Sitting at my Melbourne desk whilst drowning in essays, I remember escaping to google images to find release in my prospective travels. But, alas, beyond the utopian beaches upon my screen I was forced to confront the constraints of Real Life.
Without the time or money to travel around Western Australia or Northern Territory, I finally narrowed down my options to holiday-favourite Queensland, or the somewhat underdog destination that is Tasmania. The tropical weather, endless beaches, and wild parties of the former seemed to make the decision a no-brainer. Yet amongst my Tasmanian housemates, I heard whispers of amazing hikes, haunted penitentiaries, and hyper-contemporary art museums. It was too tempting to pass up. I could not help but wonder if I would regret taking the less mainstream option, if Tasmania would prove far less fascinating than it did in my mind.
Yet looking back, aside from a spell of terrible weather, spending two weeks in Tasmania was the best decision I could have made. It was a sanctuary of wildlife and beauty, so much so that before I knew it, I had jumped on the Instagram bandwagon, never to look back.
In terms of travel, the flight from Melbourne to Launceston was perhaps the shortest I´ve ever taken. In no time at all I was on a Scottish-lookalike landscape, with clouds of all colour and character. Upon landing, my Tasmanian friend guided me in a ten-minute walk from the city into the lush Launceston gorge that was not only gorgeous but featured the longest chairlift in the world, a very old-timey bridge, and swarms of peacocks in heat (peacocks cocky enough to block our path in favour of some bird-on-bird action!). There was also a surprising amount of things to do in Launceston, ranging from swimming (of both pool and gorge variety), to back in the city where there were quaint Victorian parks which housed surprising chimps in small zoos, and quiet, unassuming fountains.
In and around the capital, Hobart, more impressive but perhaps less quirky surprises were in store. A short bus ride from the city left me on Mt Wellington, the mistiest, piniest mountain this side of Oz. My hiking trail (courtesy of Lonely Planet Walks) was definitely more complex than the described medium-to-easy five hour walk, because (surprise!) it was entirely uphill and a bit of a slippery nightmare. I recommend, perhaps obviously, proper soles and layers to wear at the top, to ease what was a somewhat painful hike. However, the views of Hobart Bay from the top are spectacular. Blisters come and go but the memory of the waters shining under a sea of clouds is here to stay.

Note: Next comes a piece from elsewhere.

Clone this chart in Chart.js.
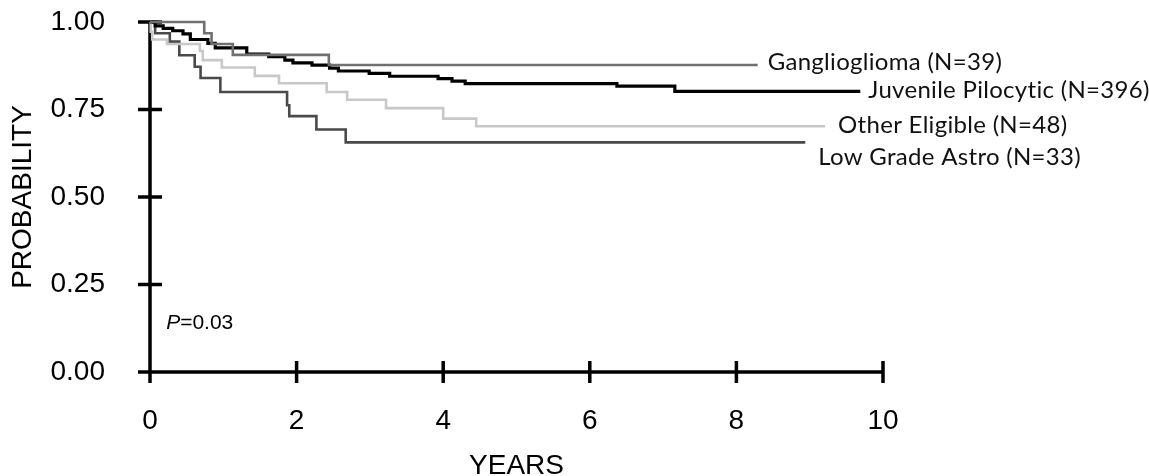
<!DOCTYPE html>
<html>
<head>
<meta charset="utf-8">
<script src="https://cdn.jsdelivr.net/npm/chart.js@4.4.1/dist/chart.umd.min.js"></script>
<style>
  html, body { margin: 0; padding: 0; background: #fff; }
</style>
</head>
<body>
<canvas id="kmChart" width="1149" height="476"></canvas>
<script>
// Kaplan-Meier curves by histology, years since diagnosis
const yearTicks = [0, 2, 4, 6, 8, 10];
const probTicks = [0, 0.25, 0.5, 0.75, 1];

const gangYears = [0, 0.74, 0.84, 1.13, 2.44, 8.29];
const gangProb  = [1.000, 0.968, 0.937, 0.906, 0.877, 0.877];

const jpaYears = [0, 0.07, 0.18, 0.31, 0.45, 0.55, 0.79, 0.89, 1.32, 1.62, 1.84, 1.95, 2.21, 2.45, 2.57, 2.99, 3.27, 3.93, 4.12, 4.30, 6.37, 7.16, 9.69];
const jpaProb  = [1.000, 0.989, 0.982, 0.975, 0.966, 0.950, 0.939, 0.926, 0.908, 0.901, 0.891, 0.883, 0.877, 0.868, 0.860, 0.853, 0.845, 0.838, 0.831, 0.824, 0.817, 0.802, 0.802];

const otherYears = [0, 0.01, 0.03, 0.23, 0.68, 0.72, 0.98, 1.43, 1.76, 2.41, 2.69, 3.22, 4.00, 4.45, 9.21];
const otherProb  = [1.000, 0.972, 0.950, 0.937, 0.917, 0.891, 0.870, 0.846, 0.825, 0.800, 0.778, 0.754, 0.724, 0.702, 0.702];

const lgaYears = [0, 0.07, 0.27, 0.40, 0.61, 0.69, 0.96, 1.87, 1.90, 2.27, 2.67, 8.94];
const lgaProb  = [1.000, 0.968, 0.944, 0.905, 0.872, 0.840, 0.800, 0.762, 0.731, 0.693, 0.656, 0.656];

const groupNames = ['Ganglioglioma (N=39)', 'Juvenile Pilocytic (N=396)', 'Other Eligible (N=48)', 'Low Grade Astro (N=33)'];
const pValue = '0.03';

const axisFont = 'Liberation Sans, Arial, sans-serif';
const labelFont = 'Lato, sans-serif';

function toPoints(xs, ys) {
    return xs.map((t, i) => ({ x: t, y: ys[i] }));
}

function curve(name, xs, ys, color, width, endLabel) {
    return {
        label: name,
        data: toPoints(xs, ys),
        borderColor: color,
        borderWidth: width,
        stepped: 'before',
        pointRadius: 0,
        fill: false,
        clip: false,
        // offset of the group name from the end of its curve
        endLabel: endLabel
    };
}

const datasets = [
    curve(groupNames[0], gangYears, gangProb, '#707070', 2.6, { dx: 10, dy: -3 }),
    curve(groupNames[1], jpaYears, jpaProb, '#000000', 3.2, { dx: 8, dy: -1 }),
    curve(groupNames[2], otherYears, otherProb, '#c8c8c8', 2.6, { dx: 13, dy: -1 }),
    curve(groupNames[3], lgaYears, lgaProb, '#4a4a4a', 2.6, { dx: 13, dy: 15 })
];

// axis lines with tick marks that cross the axis
const crossAxes = {
    id: 'crossAxes',
    beforeDatasetsDraw(chart) {
        const { ctx, scales: { x, y } } = chart;
        const x0 = x.getPixelForValue(0);
        const y0 = y.getPixelForValue(0);
        ctx.save();
        ctx.strokeStyle = '#000';
        ctx.lineWidth = 3.5;
        ctx.beginPath();
        ctx.moveTo(x0, y.getPixelForValue(1) - 1);
        ctx.lineTo(x0, y0 + 9);
        ctx.moveTo(x0 - 12, y0);
        ctx.lineTo(x.getPixelForValue(10), y0);
        probTicks.forEach(v => {
            const py = y.getPixelForValue(v);
            ctx.moveTo(x0 - 12, py);
            ctx.lineTo(x0 + 12, py);
        });
        yearTicks.forEach(t => {
            const px = x.getPixelForValue(t);
            ctx.moveTo(px, y0 - 11);
            ctx.lineTo(px, y0 + 11);
        });
        ctx.stroke();
        ctx.restore();
    }
};

// group names at the end of each curve, plus the log-rank p value
const curveNotes = {
    id: 'curveNotes',
    afterDatasetsDraw(chart) {
        const { ctx, scales: { x, y } } = chart;
        ctx.save();
        ctx.fillStyle = '#111';
        ctx.font = '24px ' + labelFont;
        ctx.letterSpacing = '0.3px';
        ctx.textBaseline = 'middle';
        ctx.textAlign = 'left';
        chart.data.datasets.forEach(ds => {
            const last = ds.data[ds.data.length - 1];
            const px = x.getPixelForValue(last.x) + ds.endLabel.dx;
            const py = y.getPixelForValue(last.y) + ds.endLabel.dy;
            ctx.fillText(ds.label, px, py);
        });

        ctx.letterSpacing = '0px';
        const px = x.getPixelForValue(0.22);
        const py = y.getPixelForValue(0.14);
        ctx.fillStyle = '#000';
        ctx.font = 'italic 21px ' + axisFont;
        ctx.fillText('P', px, py);
        const w = ctx.measureText('P').width;
        ctx.font = '21px ' + axisFont;
        ctx.fillText('=' + pValue, px + w, py);
        ctx.restore();
    }
};

function noEdgePadding(s) {
    s.paddingTop = 0;
    s.paddingBottom = 0;
    s.paddingLeft = 0;
    s.paddingRight = 0;
}

const ctx = document.getElementById('kmChart').getContext('2d');
const chart = new Chart(ctx, {
    type: 'line',
    data: { datasets: datasets },
    options: {
        responsive: false,
        animation: false,
        layout: { padding: { left: 0, right: 266, top: 22, bottom: 0 } },
        plugins: {
            legend: { display: false },
            tooltip: { enabled: false }
        },
        scales: {
            x: {
                type: 'linear',
                min: 0,
                max: 10,
                grid: { display: false },
                border: { display: false },
                afterBuildTicks: s => { s.ticks = yearTicks.map(v => ({ value: v })); },
                afterFit: s => { s.height = 104; noEdgePadding(s); },
                ticks: {
                    color: '#000',
                    padding: 24,
                    maxRotation: 0,
                    font: { family: axisFont, size: 28 }
                },
                title: {
                    display: true,
                    text: 'YEARS',
                    color: '#000',
                    padding: { top: 0, bottom: -7 },
                    font: { family: axisFont, size: 28 }
                }
            },
            y: {
                type: 'linear',
                min: 0,
                max: 1,
                grid: { display: false },
                border: { display: false },
                afterBuildTicks: s => { s.ticks = probTicks.map(v => ({ value: v })); },
                afterFit: s => { s.width = 150; noEdgePadding(s); },
                ticks: {
                    color: '#000',
                    padding: 37,
                    font: { family: axisFont, size: 28 },
                    callback: v => v.toFixed(2)
                },
                title: {
                    display: true,
                    text: 'PROBABILITY',
                    color: '#000',
                    padding: { top: 6, bottom: 0 },
                    font: { family: axisFont, size: 28 }
                }
            }
        }
    },
    plugins: [crossAxes, curveNotes]
});
</script>
</body>
</html>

A ten minute drive from Hobart to the sleepy town of Kettering takes one to a ferry that is FREE for walkers and bikers to the overlooked Bruny Island. My Hobart friend and I chose to take a car as our time was scarce, and so we joked about doing ‘Blockies’ on Bruny, a trashy Tassie custom of driving around city blocks for fun. Amidst such gaiety we managed to do some easy hiking and came across a multitude of wallabies, only to reach the ocean and find the floor littered with a thousand starfish. “Surprise!” yelled Nature, once again.
An hour and a half drive from Hobart took us to Tahune ‘Treetop Airwalk’ in which we walked two-hundred feet above the ground in a canopy of redwood look-alikes. The view from the top certainly rewarded us for putting up with all the brats jumping around the fragile structure. Indeed, Hobart is a city of amusing juxtapositions: one can breathe the cleanest air in the world and live next to a Chinese takeaway, all in one. It seems to me that the uniqueness of Hobart is the way that such natural marvels exist within arms’ reach of the city.
Having explored Hobart and its surroundings, my plan was to make my way up into the seemingly postcard-perfect Wineglass Bay, some 200 kilometers away. Without a driving license, I relied on buses, but they proved scarcely reliable (*spoilers ahead*) leaving one to be likely stranded. Triabunna was the first stop, in order to take the miniature ferry to Maria Island. Named after the wife of Van Diemen, it once hosted a short-lived colony and is now a nature reserve, ripe with wild geese in heat (birds in heat, everywhere).
The walks are easy enough, and clearly delineated to hike without maps or guides, and the island can be seen in a day. As is the nature of such islands, upon my return to Triabunna, I found that the bus would not come for two days. Thus I was left alone in this small wasteland, my own Tassie Groundhog Day. On the upside, I hitchhiked my way to the nearby Orford beach. It was spectacular, empty, and quiet, with views over Maria, and so my Queensland craving for beach was satisfied. So despite missing the Wineglass Bay, having pretty terrible weather for most of the trip, and getting stranded in godforsaken Triabunna, I feel my itinerary gave me a well-rounded experience of the diverse nature so present and particular to Tasmania.